Directions =
Only the lines from the top of the listing below to the line that has "['a', 'a', 'a', 'a', 'a']" should be echoed, with both ends kept and pictures left out.

[Plotting code records]
-- -- --

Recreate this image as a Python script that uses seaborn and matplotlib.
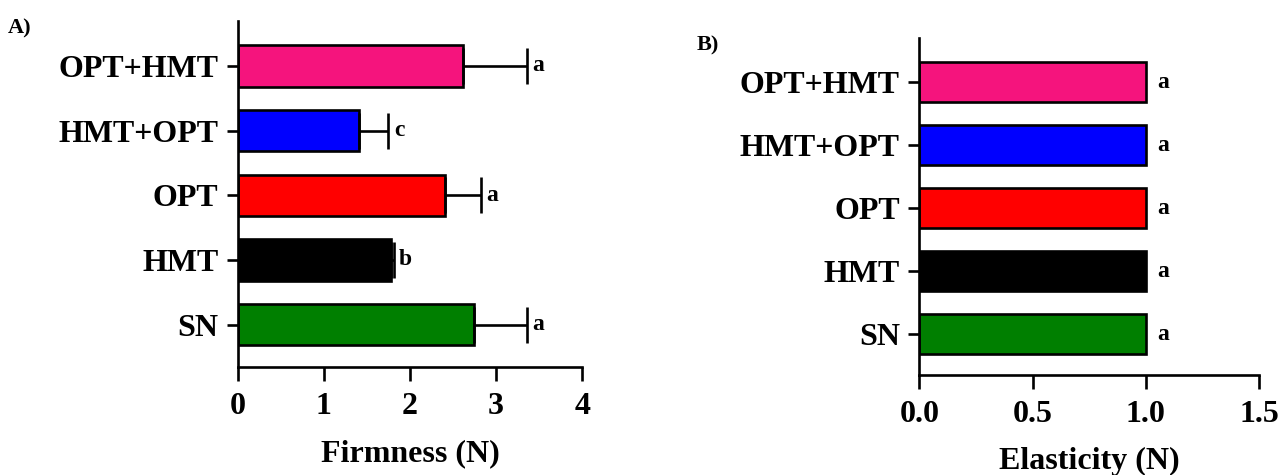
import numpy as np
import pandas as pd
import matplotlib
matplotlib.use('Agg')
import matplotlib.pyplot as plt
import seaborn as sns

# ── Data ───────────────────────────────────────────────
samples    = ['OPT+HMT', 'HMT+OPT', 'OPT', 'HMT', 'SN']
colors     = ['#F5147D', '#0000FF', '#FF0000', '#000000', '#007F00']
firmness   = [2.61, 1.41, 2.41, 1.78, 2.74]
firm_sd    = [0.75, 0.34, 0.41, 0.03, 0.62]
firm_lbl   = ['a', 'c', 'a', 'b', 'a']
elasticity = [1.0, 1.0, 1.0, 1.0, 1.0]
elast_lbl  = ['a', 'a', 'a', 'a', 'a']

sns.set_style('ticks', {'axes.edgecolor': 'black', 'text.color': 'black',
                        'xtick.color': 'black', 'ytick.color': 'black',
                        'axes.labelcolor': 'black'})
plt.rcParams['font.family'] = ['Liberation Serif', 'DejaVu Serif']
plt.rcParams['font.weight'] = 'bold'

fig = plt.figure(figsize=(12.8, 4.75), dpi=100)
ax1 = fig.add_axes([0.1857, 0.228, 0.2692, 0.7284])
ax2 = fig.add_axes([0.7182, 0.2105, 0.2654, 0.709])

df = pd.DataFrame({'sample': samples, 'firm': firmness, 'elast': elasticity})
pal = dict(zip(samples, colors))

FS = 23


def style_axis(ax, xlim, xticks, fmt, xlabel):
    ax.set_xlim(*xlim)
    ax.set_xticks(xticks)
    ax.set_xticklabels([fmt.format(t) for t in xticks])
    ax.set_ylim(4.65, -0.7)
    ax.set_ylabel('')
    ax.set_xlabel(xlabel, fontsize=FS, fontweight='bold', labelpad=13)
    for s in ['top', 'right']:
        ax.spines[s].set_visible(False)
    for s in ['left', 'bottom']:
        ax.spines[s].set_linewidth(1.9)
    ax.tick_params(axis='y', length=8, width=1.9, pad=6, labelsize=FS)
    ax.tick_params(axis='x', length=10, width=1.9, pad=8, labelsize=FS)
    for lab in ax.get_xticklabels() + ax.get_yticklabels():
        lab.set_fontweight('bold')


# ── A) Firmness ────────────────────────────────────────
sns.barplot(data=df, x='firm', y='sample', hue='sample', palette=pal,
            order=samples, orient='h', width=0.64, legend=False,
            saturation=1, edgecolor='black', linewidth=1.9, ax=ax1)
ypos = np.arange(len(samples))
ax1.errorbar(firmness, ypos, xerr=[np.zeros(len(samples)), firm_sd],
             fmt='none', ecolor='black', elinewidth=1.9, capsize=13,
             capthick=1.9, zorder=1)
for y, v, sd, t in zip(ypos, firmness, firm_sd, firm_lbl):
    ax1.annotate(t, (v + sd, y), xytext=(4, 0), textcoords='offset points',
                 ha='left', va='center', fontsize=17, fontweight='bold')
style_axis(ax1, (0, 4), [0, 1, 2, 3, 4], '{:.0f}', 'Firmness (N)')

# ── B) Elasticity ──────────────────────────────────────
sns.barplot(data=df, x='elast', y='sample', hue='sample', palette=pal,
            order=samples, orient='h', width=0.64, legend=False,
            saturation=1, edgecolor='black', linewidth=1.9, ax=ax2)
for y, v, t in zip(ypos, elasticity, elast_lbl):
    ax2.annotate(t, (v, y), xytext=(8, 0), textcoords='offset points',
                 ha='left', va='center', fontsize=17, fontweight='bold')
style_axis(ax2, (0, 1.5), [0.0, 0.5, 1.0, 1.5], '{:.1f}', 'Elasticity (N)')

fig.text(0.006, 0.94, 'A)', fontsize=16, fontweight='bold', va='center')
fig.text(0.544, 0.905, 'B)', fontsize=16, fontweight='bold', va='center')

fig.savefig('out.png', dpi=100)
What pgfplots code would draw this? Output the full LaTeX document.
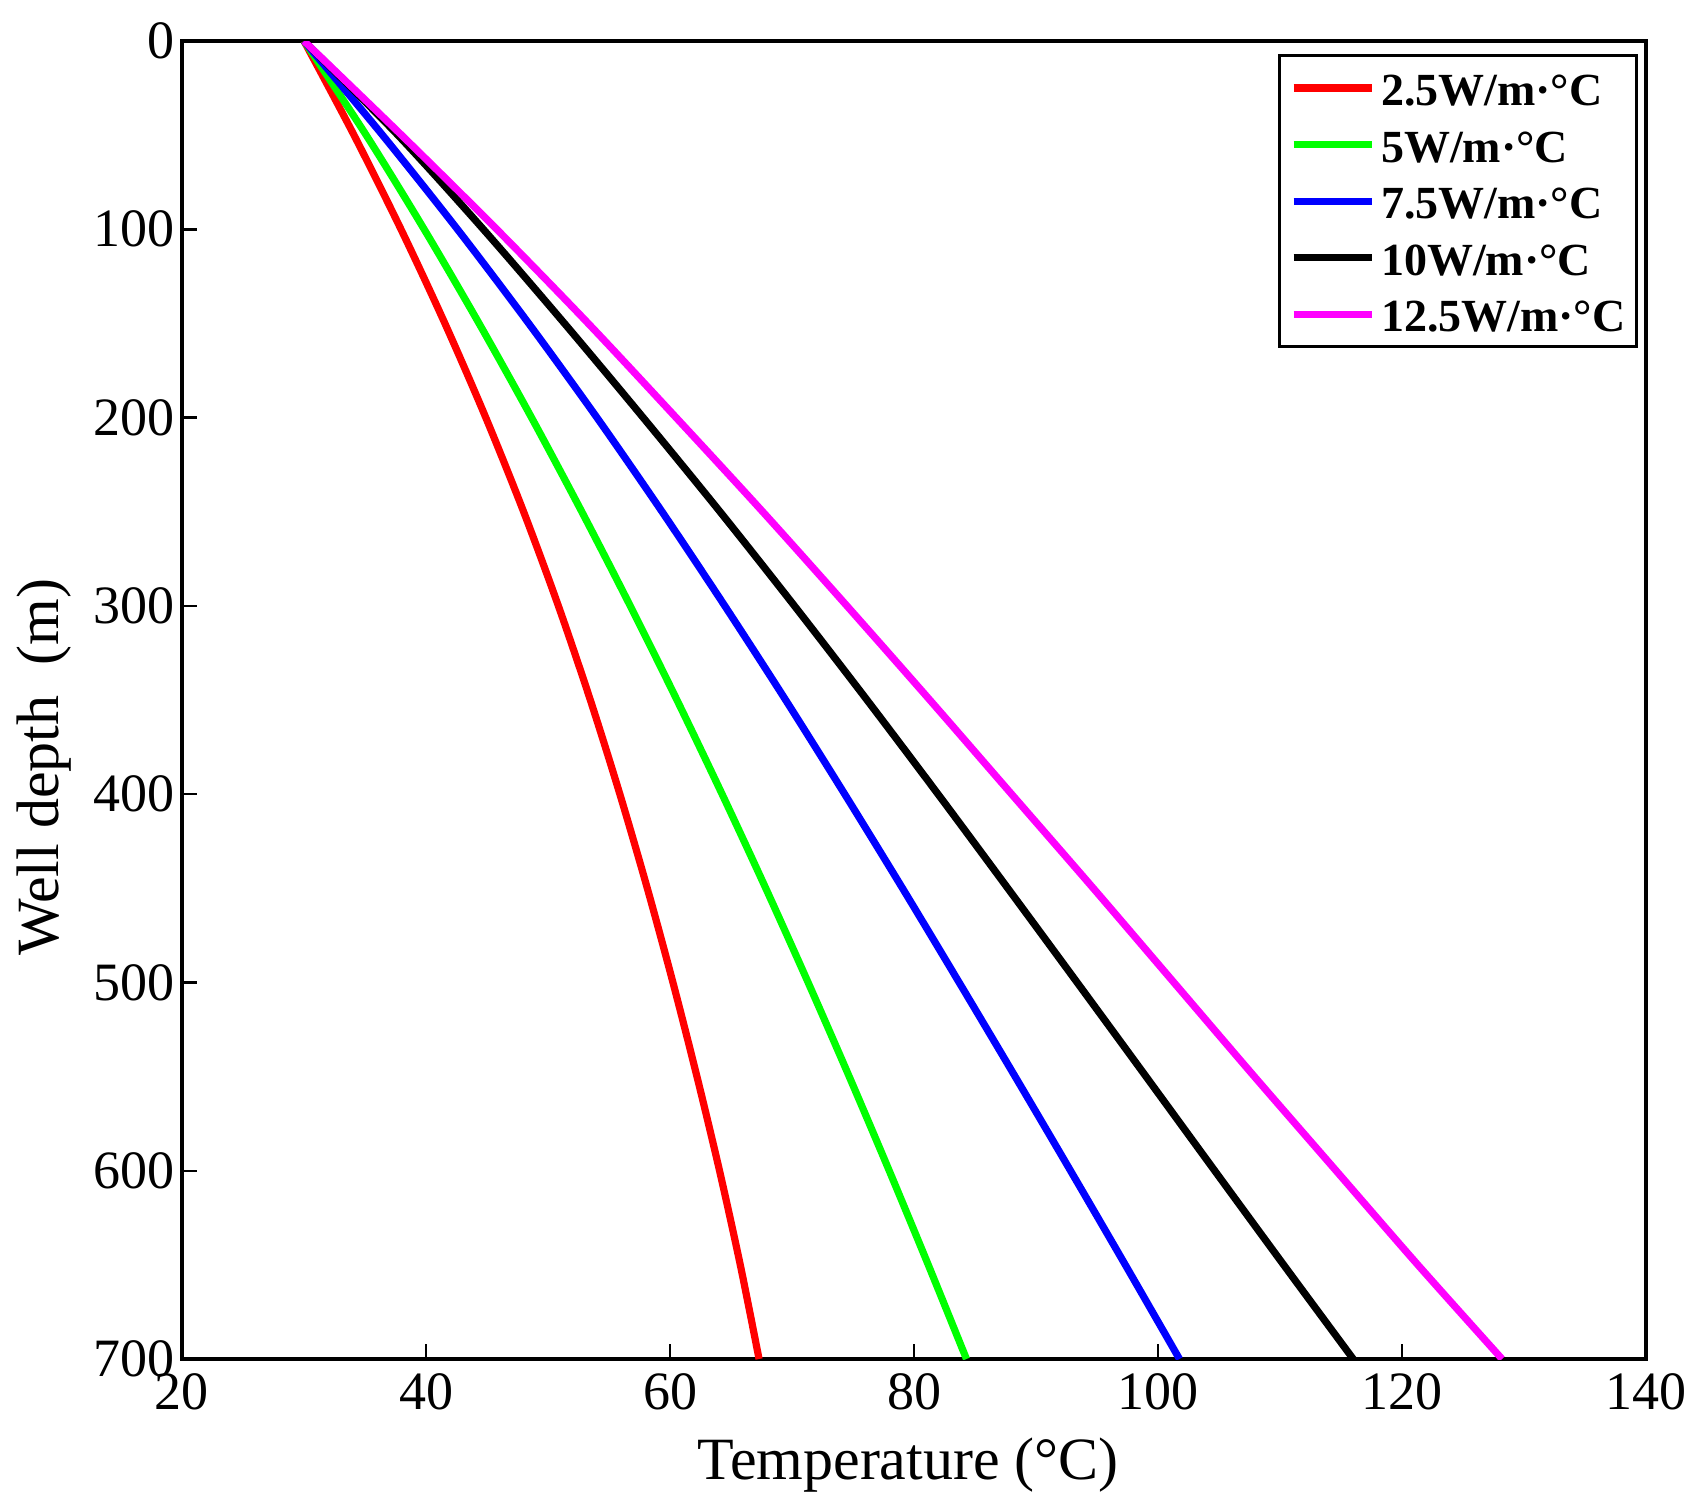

-- -- --

Right answer =
Recreate this image as a Python script that uses seaborn and matplotlib.
import numpy as np
import pandas as pd
import matplotlib
matplotlib.use('Agg')
import matplotlib.pyplot as plt
import seaborn as sns

# ── Data ───────────────────────────────────────────────
samples    = ['OPT+HMT', 'HMT+OPT', 'OPT', 'HMT', 'SN']
colors     = ['#F5147D', '#0000FF', '#FF0000', '#000000', '#007F00']
firmness   = [2.61, 1.41, 2.41, 1.78, 2.74]
firm_sd    = [0.75, 0.34, 0.41, 0.03, 0.62]
firm_lbl   = ['a', 'c', 'a', 'b', 'a']
elasticity = [1.0, 1.0, 1.0, 1.0, 1.0]
elast_lbl  = ['a', 'a', 'a', 'a', 'a']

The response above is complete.